A literatura oficial do
PAIGC louva as condições de detenção dos militares portugueses e o humanismo
com que terão sido tratados.
Estiveram
detidos em Conakry mais de vinte militares europeus que tinham alimentação
especial, com direito a irem à praia, que não ficava longe, uma vez por semana.
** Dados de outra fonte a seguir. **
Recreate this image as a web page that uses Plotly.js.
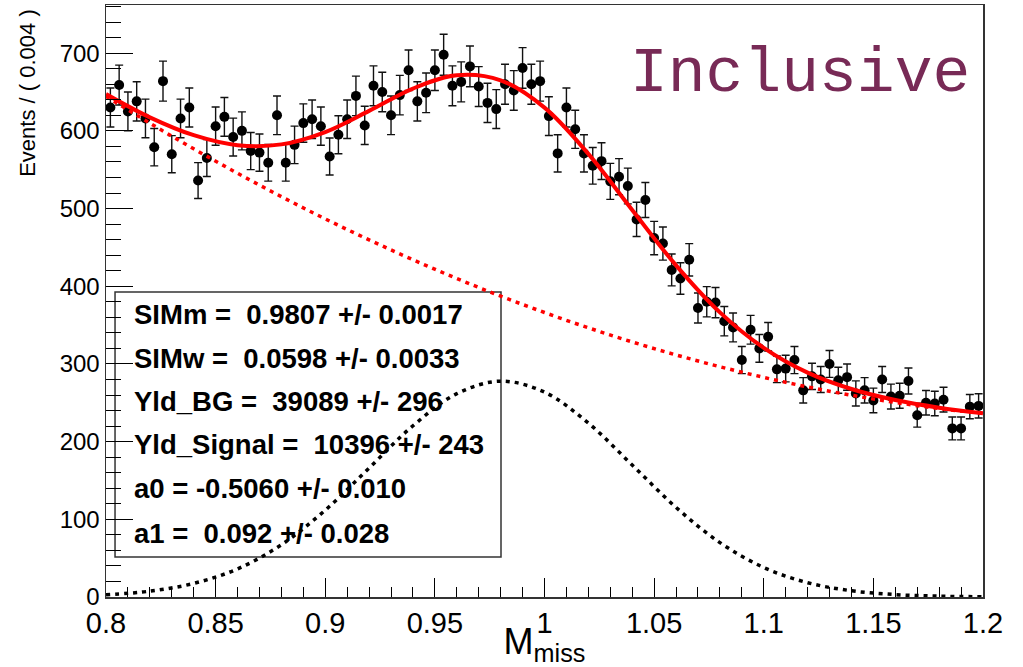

No pátio do prédio transformado em prisão, havia um campo para desporto, onde
faziam exercícios físicos. Muitos aprenderam a ler e a escrever e no fim já
eram eles próprios a escreverem às famílias, o que lhes era facultado com a
colaboração da Cruz Vermelha Senegalesa e a Cruz Vermelha Internacional.
Para
além da operação “Mar Verde”, Marcelino da Mata participou noutra ação de
guerra destinada a libertar soldados portugueses aprisionados pelo inimigo. Esse
extraordinário combatente ficou famoso também pela sua bazófia. Os números que
refere não podem ser levados sempre a sério. Ouçamo-lo.
Voltei a Binta em 1967.
Foi uma das operações que gostei mais de fazer. O tenente-coronel Manuel Ferreira chamou-me e contou-me que a companhia do capitão Fernando Carracha, que estava
a fazer operações de patrulha na zona da fronteira, fora toda apanhada à mão
pelo PAIGC na véspera – 150 homens apanhados à mão! – e que eu tinha de ir lá
buscá-los. Na vila para onde os levaram, além do PAIGC havia 1 batalhão de
pára-quedistas senegaleses. Fomos 19 homens, todos muito armados, menos eu que
ia vestido com uma tanga igual à que os senegaleses usam naquela zona. Entrei
na vila, cheguei perto do arame farpado do quartel senegalês e vi os nossos
homens todos sentados na parada, só em cuecas; nem as meias lhes tinham
deixado. O primeiro que me reconheceu passou a palavra ao capitão e depois
passaram todos uns aos outros. Atirei uma granada ofensiva para o meio da
parada e na confusão conseguimos tirar os nossos de lá todos. Mas custou-me
chegar à fronteira porque os brancos não estão habituados a andar descalços. A
tropa senegalesa fugiu rapidamente, mas o PAIGC vinha atrás de nós. Iam 9 do
meu grupo à frente a escoltar os nossos e 10 atrás a aguentar o tiro do inimigo
– foi assim até à fronteira e ainda eram mais de 40 km. Pusemos os nossos na
fronteira e ainda voltámos para trás para repelir o PAIGC. Nesta operação
ganhei a Torre e Espada.»
Os
guerrilheiros capturados pelos portugueses eram considerados fontes privilegiadas
de informação e interrogados pela unidade militar. Muitas vezes eram obrigados a
servir de guias para localizar as suas bases. Posteriormente, eram entregues ao
livre-arbítrio da PIDE. Não sendo considerados prisioneiros de guerra, não lhes
eram atribuídos quaisquer direitos e não eram protegidos por leis ou regulamentos.
Tanto podiam ser considerados arrependidos, podendo então regressar às terras de
origem, como eliminados sem deixar vestígios.